Rows from a dataset of charts and code
↓

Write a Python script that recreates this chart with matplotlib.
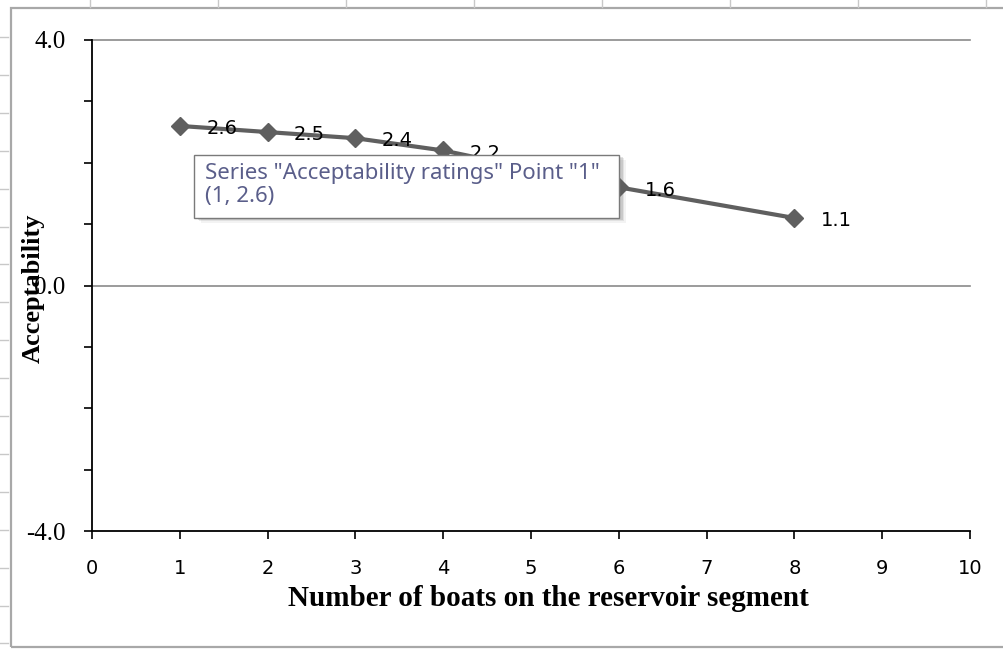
import matplotlib
matplotlib.use('Agg')
import matplotlib.pyplot as plt
from matplotlib.patches import Rectangle
from matplotlib.lines import Line2D
import numpy as np

# ---- data ----
boats = [1, 2, 3, 4, 5, 6, 8]
ratings = [2.6, 2.5, 2.4, 2.2, 1.9, 1.6, 1.1]
x_ticks = list(range(0, 11))
y_major = [-4.0, 0.0, 4.0]
y_major_labels = ['-4.0', '0.0', '4.0']
y_minor = [-3, -2, -1, 1, 2, 3]
series_name = 'Acceptability ratings'
hover_index = 0
x_label = 'Number of boats on the reservoir segment'
y_label = 'Acceptability'

W, H = 1004, 650
fig = plt.figure(figsize=(W / 100, H / 100), dpi=100)
fig.patch.set_facecolor('white')


def fx(x):
    return x / W


def fy(y):
    return 1 - y / H


# ---- axes ----
ax = fig.add_axes([fx(92), fy(531), (970 - 92) / W, (531 - 40) / H])
ax.set_xlim(0, 10)
ax.set_ylim(-4, 4)
for s in ['top', 'right']:
    ax.spines[s].set_visible(False)
for s in ['left', 'bottom']:
    ax.spines[s].set_color('black')
    ax.spines[s].set_linewidth(1.3)
    ax.spines[s].set_zorder(4)

for yv in y_major:
    if yv != -4.0:
        ax.axhline(yv, color='#8a8a8a', lw=1.2, clip_on=False, zorder=1)

ax.set_xticks(x_ticks)
ax.set_yticks(y_major)
ax.set_yticks(y_minor, minor=True)
ax.tick_params(axis='x', which='both', direction='out', length=6, width=1.2,
               color='black', pad=14)
ax.tick_params(axis='y', which='both', direction='out', length=6, width=1.2,
               color='black', pad=13)
ax.set_xticklabels([str(t) for t in x_ticks], fontfamily='DejaVu Sans', fontsize=14)
ax.set_yticklabels(y_major_labels, fontfamily='Liberation Serif', fontsize=18)

ax.plot(boats, ratings, color='#5f5f5f', lw=3, marker='D', markersize=9,
        markerfacecolor='#5f5f5f', markeredgecolor='#5f5f5f', zorder=3, clip_on=False)

for xv, yv in zip(boats, ratings):
    ax.annotate(f'{yv:.1f}', (xv, yv), xytext=(19, -2), textcoords='offset points',
                ha='left', va='center', fontsize=14, fontfamily='DejaVu Sans',
                color='black', zorder=5)

# ---- axis titles ----
fig.text(fx(548), fy(598), x_label, ha='center', va='center',
         fontfamily='Liberation Serif', fontweight='bold', fontsize=21)
fig.text(fx(33), fy(288), y_label, ha='center', va='center', rotation=90,
         fontfamily='Liberation Serif', fontweight='bold', fontsize=19)

# ---- outer chart border & sheet decoration ----
fig.add_artist(Rectangle((fx(11), fy(647)), (W + 20 - 11) / W, (647 - 8) / H,
                         transform=fig.transFigure, fill=False,
                         edgecolor='#a8a8a8', lw=1.6, zorder=0))
for yy in np.arange(37, 650, 37.9):
    fig.add_artist(Line2D([0, fx(8)], [fy(yy), fy(yy)], transform=fig.transFigure,
                          color='#c8c8c8', lw=1))
for xx in np.arange(90, 1004, 128):
    fig.add_artist(Line2D([fx(xx), fx(xx)], [1, fy(7)], transform=fig.transFigure,
                          color='#c8c8c8', lw=1))

# ---- tooltip ----
tl, tt, tr, tb = 194, 155, 619, 218
for i, a in enumerate([0.18, 0.12, 0.07]):
    off = 2 + i * 1.5
    fig.add_artist(Rectangle((fx(tl + off + 2), fy(tb + off)), (tr - tl) / W, (tb - tt) / H,
                             transform=fig.transFigure, facecolor='#606060', edgecolor='none',
                             alpha=a, zorder=8))
fig.add_artist(Rectangle((fx(tl), fy(tb)), (tr - tl) / W, (tb - tt) / H,
                         transform=fig.transFigure, facecolor='white', edgecolor='#7a7a7a',
                         lw=1.0, zorder=9))
fig.text(fx(205), fy(173), f'Series "{series_name}" Point "{hover_index + 1}"',
         ha='left', va='center', fontsize=16, fontfamily='Noto Sans', color='#5a5e8a', zorder=10)
fig.text(fx(205), fy(197), f'({boats[hover_index]}, {ratings[hover_index]})',
         ha='left', va='center', fontsize=16, fontfamily='Noto Sans', color='#5a5e8a', zorder=10)

fig.savefig('out.png', dpi=100, facecolor='white')
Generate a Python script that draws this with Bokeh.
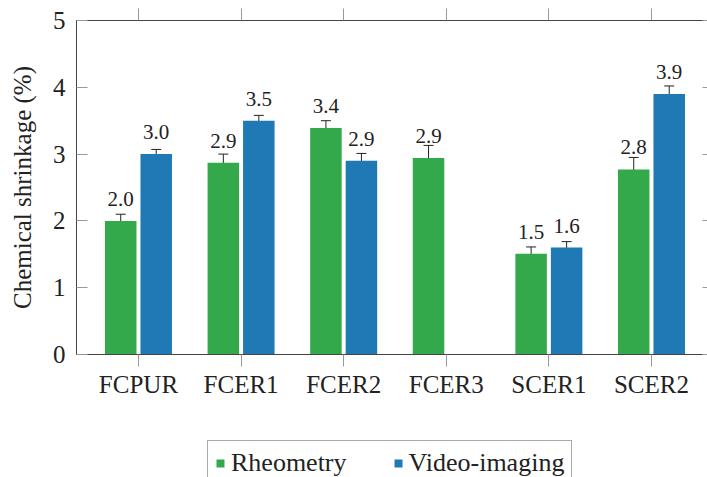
import numpy as np
from bokeh.plotting import figure
from bokeh.layouts import column
from bokeh.models import (Range1d, LinearAxis, ColumnDataSource, Whisker, TeeHead,
                          Legend, LegendItem, FixedTicker)
from bokeh.core.properties import value
from bokeh.embed import file_html
from bokeh.resources import INLINE

categories = ["FCPUR", "FCER1", "FCER2", "FCER3", "SCER1", "SCER2"]
rheometry = [2.00, 2.87, 3.39, 2.94, 1.51, 2.77]
rheometry_err = [0.10, 0.13, 0.11, 0.19, 0.10, 0.18]
video = [3.00, 3.50, 2.90, None, 1.60, 3.90]
video_err = [0.07, 0.08, 0.11, None, 0.09, 0.12]
series_names = ["Rheometry", "Video-imaging"]
y_ticks = [0, 1, 2, 3, 4, 5]

FONT = "Liberation Serif"
GREEN = "#34a94b"
BLUE = "#1f79b5"
AXIS = "#444444"
TICK = "#999999"
TEXT = "#222222"
OFFSET = 0.173
BAR_W = 0.307

p = figure(width=707, height=428, output_backend="svg", toolbar_location=None,
           x_range=Range1d(-0.604, 5.546), y_range=Range1d(0, 5),
           min_border_left=76, min_border_right=0, min_border_top=20,
           min_border_bottom=74, outline_line_color=None,
           x_axis_location=None, y_axis_location=None)
p.xgrid.visible = False
p.ygrid.visible = False


def make_source(vals, errs, off):
    idx = [i for i, v in enumerate(vals) if v is not None]
    return ColumnDataSource(dict(
        x=[i + off for i in idx],
        top=[vals[i] for i in idx],
        upper=[vals[i] + errs[i] for i in idx],
        lower=[vals[i] - errs[i] for i in idx],
        label=[f"{vals[i]:.1f}" for i in idx],
    ))


src_r = make_source(rheometry, rheometry_err, -OFFSET)
src_v = make_source(video, video_err, OFFSET)

p.vbar(x="x", top="top", bottom=0, width=BAR_W, source=src_r,
       fill_color=GREEN, line_color=None)
p.vbar(x="x", top="top", bottom=0, width=BAR_W, source=src_v,
       fill_color=BLUE, line_color=None)

for k, src in enumerate((src_r, src_v)):
    w = Whisker(source=src, base="x", upper="upper", lower="lower",
                dimension="height", line_color=TEXT, line_width=1,
                upper_head=TeeHead(size=10, line_color=TEXT, line_width=1),
                lower_head=TeeHead(size=10, line_color=TEXT, line_width=1))
    p.add_layout(w)
    tr = p.text(x="x", y="top", text="label", source=src, text_align="center",
                text_baseline="alphabetic", y_offset=-22, text_font=value(FONT),
                text_font_size="21px", text_color=TEXT)
    tr.glyph.name = f"barlabel{k}"

cat_ticks = list(range(len(categories)))

left = LinearAxis(ticker=FixedTicker(ticks=y_ticks),
                  axis_label="Chemical shrinkage (%)",
                  major_tick_in=11, major_tick_out=0, minor_tick_line_color=None,
                  axis_line_color=AXIS, major_tick_line_color=TICK,
                  major_label_text_font=FONT, major_label_text_font_size="25px",
                  major_label_text_color=TEXT, major_label_standoff=11,
                  axis_label_text_font=FONT, axis_label_text_font_size="25px",
                  axis_label_text_font_style="normal", axis_label_text_color=TEXT,
                  axis_label_standoff=14, name="yaxis")
p.add_layout(left, "left")

right = LinearAxis(ticker=FixedTicker(ticks=y_ticks),
                   major_label_overrides={t: "" for t in y_ticks},
                   major_tick_in=5, major_tick_out=0, minor_tick_line_color=None,
                   axis_line_color=None, major_tick_line_color=TICK,
                   major_label_standoff=0)
p.add_layout(right, "right")

bottom = LinearAxis(ticker=FixedTicker(ticks=cat_ticks),
                    major_label_overrides={i: c for i, c in enumerate(categories)},
                    major_tick_in=0, major_tick_out=12, minor_tick_line_color=None,
                    axis_line_color=AXIS, major_tick_line_color=TICK,
                    major_label_text_font=FONT, major_label_text_font_size="25px",
                    major_label_text_color=TEXT, major_label_standoff=4,
                    name="xaxis")
p.add_layout(bottom, "below")

top = LinearAxis(ticker=FixedTicker(ticks=cat_ticks),
                 major_label_overrides={i: "" for i in cat_ticks},
                 major_tick_in=0, major_tick_out=12, minor_tick_line_color=None,
                 axis_line_color=AXIS, major_tick_line_color=TICK,
                 major_label_standoff=0)
p.add_layout(top, "above")

# legend strip (second figure sharing the data; its small marks lie far out of view)
p2 = figure(width=707, height=49, output_backend="svg", toolbar_location=None,
            x_range=Range1d(-0.604, 5.546), y_range=Range1d(100, 101),
            min_border_left=76, min_border_top=0, min_border_right=0,
            min_border_bottom=0, outline_line_color=None,
            x_axis_location=None, y_axis_location=None)
p2.xgrid.visible = False
p2.ygrid.visible = False
lr = p2.rect(x="x", y="top", width=10, height=10, width_units="screen",
             height_units="screen", source=src_r, fill_color=GREEN, line_color=None)
lv = p2.rect(x="x", y="top", width=10, height=10, width_units="screen",
             height_units="screen", source=src_v, fill_color=BLUE, line_color=None)
legend = Legend(items=[LegendItem(label=series_names[0], renderers=[lr]),
                       LegendItem(label=series_names[1], renderers=[lv])],
                orientation="horizontal", location=(131, -9),
                glyph_width=10, glyph_height=10, label_standoff=6, spacing=46,
                padding=7, margin=0, label_text_font=FONT,
                label_text_font_size="26px", label_text_color=TEXT,
                border_line_color="#555555", border_line_width=1,
                background_fill_color="white", background_fill_alpha=1,
                name="legend")
p2.add_layout(legend)

layout = column(p, p2, spacing=0)
html = file_html(layout, INLINE)

# warm up the serif font at the sizes used, and repaint texts once fonts are ready
warm = ('<div aria-hidden="true" style="position:absolute;left:0;top:0;opacity:0;'
        'pointer-events:none;font-family:\'Liberation Serif\';line-height:1">'
        '<span style="font-size:21px">.</span><span style="font-size:25px">.</span>'
        '<span style="font-size:26px">.</span></div>')
refresh = """
<script>
(function () {
  var F = "Liberation Serif,serif";
  function bump() {
    try {
      var docs = (window.Bokeh && window.Bokeh.documents) || [];
      docs.forEach(function (doc) {
        ["barlabel0", "barlabel1"].forEach(function (n) {
          var g = doc.get_model_by_name(n);
          if (g) { g.text_font = {value: F}; }
        });
        ["yaxis", "xaxis"].forEach(function (n) {
          var a = doc.get_model_by_name(n);
          if (a) { a.axis_label_text_font = F; a.major_label_text_font = F; }
        });
      });
    } catch (e) {}
  }
  window.addEventListener("load", function () {
    document.fonts.ready.then(function () { setTimeout(bump, 100); });
  });
})();
</script>
"""
html = html.replace("<body>", "<body>" + warm, 1)
html = html.replace("</body>", refresh + "</body>")
open("out.html", "w").write(html)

↑

*WHAT YOU ARE ASKED TO DO*.
Output the records above as they stand, from the first line to the line with "return 1 - y / H", inclusive, and exclude the pictures.

*THE RESULT*.
Write a Python script that recreates this chart with matplotlib.
import matplotlib
matplotlib.use('Agg')
import matplotlib.pyplot as plt
from matplotlib.patches import Rectangle
from matplotlib.lines import Line2D
import numpy as np

# ---- data ----
boats = [1, 2, 3, 4, 5, 6, 8]
ratings = [2.6, 2.5, 2.4, 2.2, 1.9, 1.6, 1.1]
x_ticks = list(range(0, 11))
y_major = [-4.0, 0.0, 4.0]
y_major_labels = ['-4.0', '0.0', '4.0']
y_minor = [-3, -2, -1, 1, 2, 3]
series_name = 'Acceptability ratings'
hover_index = 0
x_label = 'Number of boats on the reservoir segment'
y_label = 'Acceptability'

W, H = 1004, 650
fig = plt.figure(figsize=(W / 100, H / 100), dpi=100)
fig.patch.set_facecolor('white')


def fx(x):
    return x / W


def fy(y):
    return 1 - y / H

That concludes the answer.